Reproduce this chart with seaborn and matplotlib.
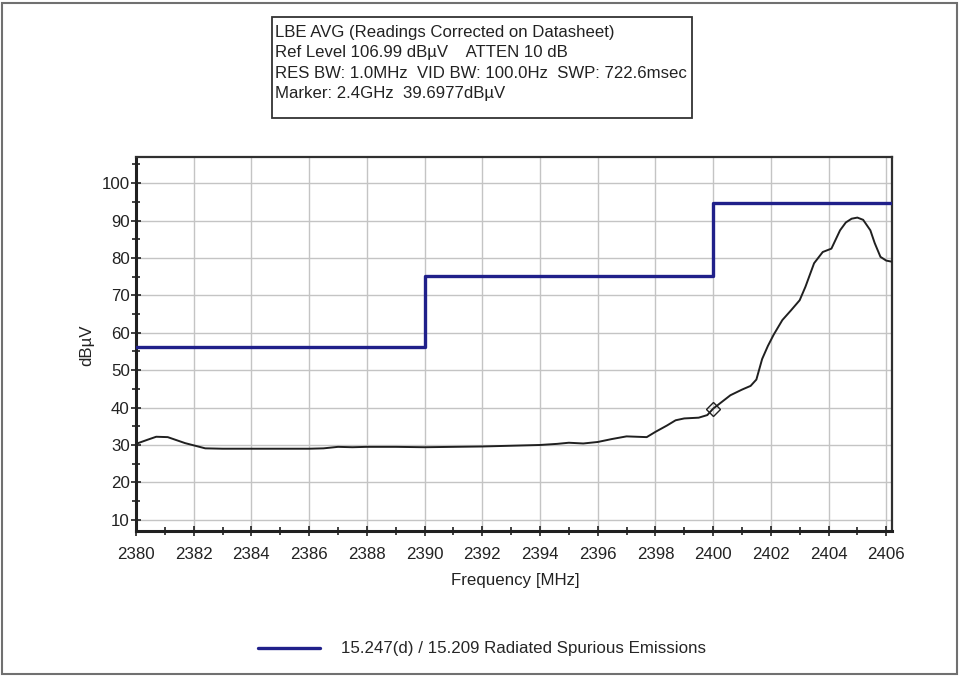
import numpy as np
import pandas as pd
import matplotlib
matplotlib.use("Agg")
import matplotlib.pyplot as plt
from matplotlib.lines import Line2D
from matplotlib.patches import Rectangle
from matplotlib.ticker import MultipleLocator
import seaborn as sns

# Measured average emission trace (MHz, dBuV)
freq_mhz = [2380.0, 2380.4, 2380.7, 2381.1, 2381.4, 2381.7, 2382.0, 2382.4, 2383.0,
            2384.0, 2385.0, 2386.0, 2386.5, 2387.0, 2387.5, 2388.0, 2389.0, 2390.0,
            2391.0, 2392.0, 2393.0, 2394.0, 2394.6, 2395.0, 2395.5, 2396.0, 2396.5,
            2397.0, 2397.7, 2398.0, 2398.4, 2398.7, 2399.0, 2399.5, 2399.8, 2400.0,
            2400.3, 2400.6, 2401.0, 2401.3, 2401.5, 2401.7, 2401.9, 2402.1, 2402.4,
            2402.7, 2403.0, 2403.2, 2403.5, 2403.8, 2404.1, 2404.4, 2404.6, 2404.8,
            2405.0, 2405.2, 2405.45, 2405.6, 2405.8, 2406.0, 2406.2]
level_dbuv = [30.3, 31.4, 32.2, 32.1, 31.3, 30.5, 29.9, 29.1, 29.0,
              29.0, 29.0, 29.0, 29.1, 29.5, 29.4, 29.5, 29.5, 29.4,
              29.5, 29.6, 29.8, 30.0, 30.3, 30.6, 30.4, 30.8, 31.6,
              32.3, 32.1, 33.5, 35.2, 36.6, 37.1, 37.3, 38.0, 39.7,
              41.5, 43.3, 44.8, 45.8, 47.5, 53.0, 56.5, 59.5, 63.4,
              66.0, 68.7, 72.3, 78.6, 81.6, 82.5, 87.4, 89.5, 90.5,
              90.8, 90.2, 87.4, 84.0, 80.3, 79.3, 79.0]

# FCC 15.247(d) / 15.209 limit line
limit_freq = [2380.0, 2390.0, 2400.0, 2406.2]
limit_dbuv = [56.2, 75.1, 94.7, 94.7]

marker_freq = 2400.0
marker_level = 39.6977

header_lines = [
    "LBE AVG (Readings Corrected on Datasheet)",
    "Ref Level 106.99 dB\u00b5V    ATTEN 10 dB",
    "RES BW: 1.0MHz  VID BW: 100.0Hz  SWP: 722.6msec",
    "Marker: 2.4GHz  39.6977dB\u00b5V",
]
legend_label = "15.247(d) / 15.209 Radiated Spurious Emissions"

sns.set_theme(style="white")
plt.rcParams["font.family"] = ["Liberation Sans", "DejaVu Sans"]

FS = 12.2
fig = plt.figure(figsize=(9.6, 6.76), dpi=100)
ax = fig.add_axes([136 / 960, 1 - 531 / 676, (892 - 136) / 960, (531 - 157) / 676])

trace = pd.DataFrame({"freq": freq_mhz, "level": level_dbuv})
limit = pd.DataFrame({"freq": limit_freq, "level": limit_dbuv})

sns.lineplot(data=limit, x="freq", y="level", ax=ax, color="#20208a",
             linewidth=2.4, drawstyle="steps-post", zorder=3)
sns.lineplot(data=trace, x="freq", y="level", ax=ax, color="#202020",
             linewidth=1.4, zorder=4)
ax.plot([marker_freq], [marker_level], marker="D", markersize=7,
        markerfacecolor="none", markeredgecolor="#202020", markeredgewidth=1.0,
        zorder=5)

ax.set_xlim(2380, 2406.2)
ax.set_ylim(7, 107)
ax.xaxis.set_major_locator(MultipleLocator(2))
ax.xaxis.set_minor_locator(MultipleLocator(1))
ax.yaxis.set_major_locator(MultipleLocator(10))
ax.yaxis.set_minor_locator(MultipleLocator(5))
ax.set_yticks(np.arange(10, 101, 10))

ax.grid(True, which="major", color="#c4c4c4", linewidth=1.0)
ax.tick_params(axis="both", which="both", direction="inout", color="#202020",
               labelsize=FS, labelcolor="#222222", width=1.2)
ax.tick_params(axis="x", which="both", bottom=True, top=False)
ax.tick_params(axis="y", which="both", left=True, right=False)
ax.tick_params(axis="both", which="major", length=7)
ax.tick_params(axis="both", which="minor", length=6)
ax.tick_params(axis="x", which="major", pad=8)
ax.tick_params(axis="y", which="major", pad=1)

for side in ["left", "bottom"]:
    ax.spines[side].set_color("#202020")
    ax.spines[side].set_linewidth(2.2)
for side in ["top", "right"]:
    ax.spines[side].set_color("#303030")
    ax.spines[side].set_linewidth(1.6)

ax.set_xlabel("Frequency [MHz]", fontsize=FS, color="#222222", va="center")
ax.set_ylabel("dB\u00b5V", fontsize=FS, color="#222222", va="center")
ax.xaxis.set_label_coords((515 - 136) / 756, (531 - 580) / 374)
ax.yaxis.set_label_coords((87 - 136) / 756, (531 - 345) / 374)

# Header box with analyzer settings
fig.text(275 / 960, 1 - 25 / 676, "\n".join(header_lines), fontsize=12.1,
         color="#222222", va="top", ha="left", linespacing=1.45,
         transform=fig.transFigure)
header_box = Rectangle((272 / 960, 1 - 118 / 676), (692 - 272) / 960,
                       (118 - 17) / 676, transform=fig.transFigure,
                       fill=False, edgecolor="#333333", linewidth=1.3)
fig.patches.append(header_box)

# Legend below the plot
handle = Line2D([], [], color="#20208a", linewidth=2.4)
fig.legend([handle], [legend_label], loc="center", bbox_to_anchor=(482 / 960, 1 - 649 / 676),
           frameon=False, fontsize=FS, handlelength=3.65, handletextpad=1.2)

# Outer frame
frame = Rectangle((2 / 960, 2 / 676), 955 / 960, 671 / 676, transform=fig.transFigure,
                  fill=False, edgecolor="#707070", linewidth=1.5)
fig.patches.append(frame)

fig.savefig("out.png", dpi=100, facecolor="white")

-*-

Direction ::
Keep every word of the data as it is when you write it out, but drop the pictures.

Answer to this exercise ::
Reproduce this chart with seaborn and matplotlib.
import numpy as np
import pandas as pd
import matplotlib
matplotlib.use("Agg")
import matplotlib.pyplot as plt
from matplotlib.lines import Line2D
from matplotlib.patches import Rectangle
from matplotlib.ticker import MultipleLocator
import seaborn as sns

# Measured average emission trace (MHz, dBuV)
freq_mhz = [2380.0, 2380.4, 2380.7, 2381.1, 2381.4, 2381.7, 2382.0, 2382.4, 2383.0,
            2384.0, 2385.0, 2386.0, 2386.5, 2387.0, 2387.5, 2388.0, 2389.0, 2390.0,
            2391.0, 2392.0, 2393.0, 2394.0, 2394.6, 2395.0, 2395.5, 2396.0, 2396.5,
            2397.0, 2397.7, 2398.0, 2398.4, 2398.7, 2399.0, 2399.5, 2399.8, 2400.0,
            2400.3, 2400.6, 2401.0, 2401.3, 2401.5, 2401.7, 2401.9, 2402.1, 2402.4,
            2402.7, 2403.0, 2403.2, 2403.5, 2403.8, 2404.1, 2404.4, 2404.6, 2404.8,
            2405.0, 2405.2, 2405.45, 2405.6, 2405.8, 2406.0, 2406.2]
level_dbuv = [30.3, 31.4, 32.2, 32.1, 31.3, 30.5, 29.9, 29.1, 29.0,
              29.0, 29.0, 29.0, 29.1, 29.5, 29.4, 29.5, 29.5, 29.4,
              29.5, 29.6, 29.8, 30.0, 30.3, 30.6, 30.4, 30.8, 31.6,
              32.3, 32.1, 33.5, 35.2, 36.6, 37.1, 37.3, 38.0, 39.7,
              41.5, 43.3, 44.8, 45.8, 47.5, 53.0, 56.5, 59.5, 63.4,
              66.0, 68.7, 72.3, 78.6, 81.6, 82.5, 87.4, 89.5, 90.5,
              90.8, 90.2, 87.4, 84.0, 80.3, 79.3, 79.0]

# FCC 15.247(d) / 15.209 limit line
limit_freq = [2380.0, 2390.0, 2400.0, 2406.2]
limit_dbuv = [56.2, 75.1, 94.7, 94.7]

marker_freq = 2400.0
marker_level = 39.6977

header_lines = [
    "LBE AVG (Readings Corrected on Datasheet)",
    "Ref Level 106.99 dB\u00b5V    ATTEN 10 dB",
    "RES BW: 1.0MHz  VID BW: 100.0Hz  SWP: 722.6msec",
    "Marker: 2.4GHz  39.6977dB\u00b5V",
]
legend_label = "15.247(d) / 15.209 Radiated Spurious Emissions"

sns.set_theme(style="white")
plt.rcParams["font.family"] = ["Liberation Sans", "DejaVu Sans"]

FS = 12.2
fig = plt.figure(figsize=(9.6, 6.76), dpi=100)
ax = fig.add_axes([136 / 960, 1 - 531 / 676, (892 - 136) / 960, (531 - 157) / 676])

trace = pd.DataFrame({"freq": freq_mhz, "level": level_dbuv})
limit = pd.DataFrame({"freq": limit_freq, "level": limit_dbuv})

sns.lineplot(data=limit, x="freq", y="level", ax=ax, color="#20208a",
             linewidth=2.4, drawstyle="steps-post", zorder=3)
sns.lineplot(data=trace, x="freq", y="level", ax=ax, color="#202020",
             linewidth=1.4, zorder=4)
ax.plot([marker_freq], [marker_level], marker="D", markersize=7,
        markerfacecolor="none", markeredgecolor="#202020", markeredgewidth=1.0,
        zorder=5)

ax.set_xlim(2380, 2406.2)
ax.set_ylim(7, 107)
ax.xaxis.set_major_locator(MultipleLocator(2))
ax.xaxis.set_minor_locator(MultipleLocator(1))
ax.yaxis.set_major_locator(MultipleLocator(10))
ax.yaxis.set_minor_locator(MultipleLocator(5))
ax.set_yticks(np.arange(10, 101, 10))

ax.grid(True, which="major", color="#c4c4c4", linewidth=1.0)
ax.tick_params(axis="both", which="both", direction="inout", color="#202020",
               labelsize=FS, labelcolor="#222222", width=1.2)
ax.tick_params(axis="x", which="both", bottom=True, top=False)
ax.tick_params(axis="y", which="both", left=True, right=False)
ax.tick_params(axis="both", which="major", length=7)
ax.tick_params(axis="both", which="minor", length=6)
ax.tick_params(axis="x", which="major", pad=8)
ax.tick_params(axis="y", which="major", pad=1)

for side in ["left", "bottom"]:
    ax.spines[side].set_color("#202020")
    ax.spines[side].set_linewidth(2.2)
for side in ["top", "right"]:
    ax.spines[side].set_color("#303030")
    ax.spines[side].set_linewidth(1.6)

ax.set_xlabel("Frequency [MHz]", fontsize=FS, color="#222222", va="center")
ax.set_ylabel("dB\u00b5V", fontsize=FS, color="#222222", va="center")
ax.xaxis.set_label_coords((515 - 136) / 756, (531 - 580) / 374)
ax.yaxis.set_label_coords((87 - 136) / 756, (531 - 345) / 374)

# Header box with analyzer settings
fig.text(275 / 960, 1 - 25 / 676, "\n".join(header_lines), fontsize=12.1,
         color="#222222", va="top", ha="left", linespacing=1.45,
         transform=fig.transFigure)
header_box = Rectangle((272 / 960, 1 - 118 / 676), (692 - 272) / 960,
                       (118 - 17) / 676, transform=fig.transFigure,
                       fill=False, edgecolor="#333333", linewidth=1.3)
fig.patches.append(header_box)

# Legend below the plot
handle = Line2D([], [], color="#20208a", linewidth=2.4)
fig.legend([handle], [legend_label], loc="center", bbox_to_anchor=(482 / 960, 1 - 649 / 676),
           frameon=False, fontsize=FS, handlelength=3.65, handletextpad=1.2)

# Outer frame
frame = Rectangle((2 / 960, 2 / 676), 955 / 960, 671 / 676, transform=fig.transFigure,
                  fill=False, edgecolor="#707070", linewidth=1.5)
fig.patches.append(frame)

fig.savefig("out.png", dpi=100, facecolor="white")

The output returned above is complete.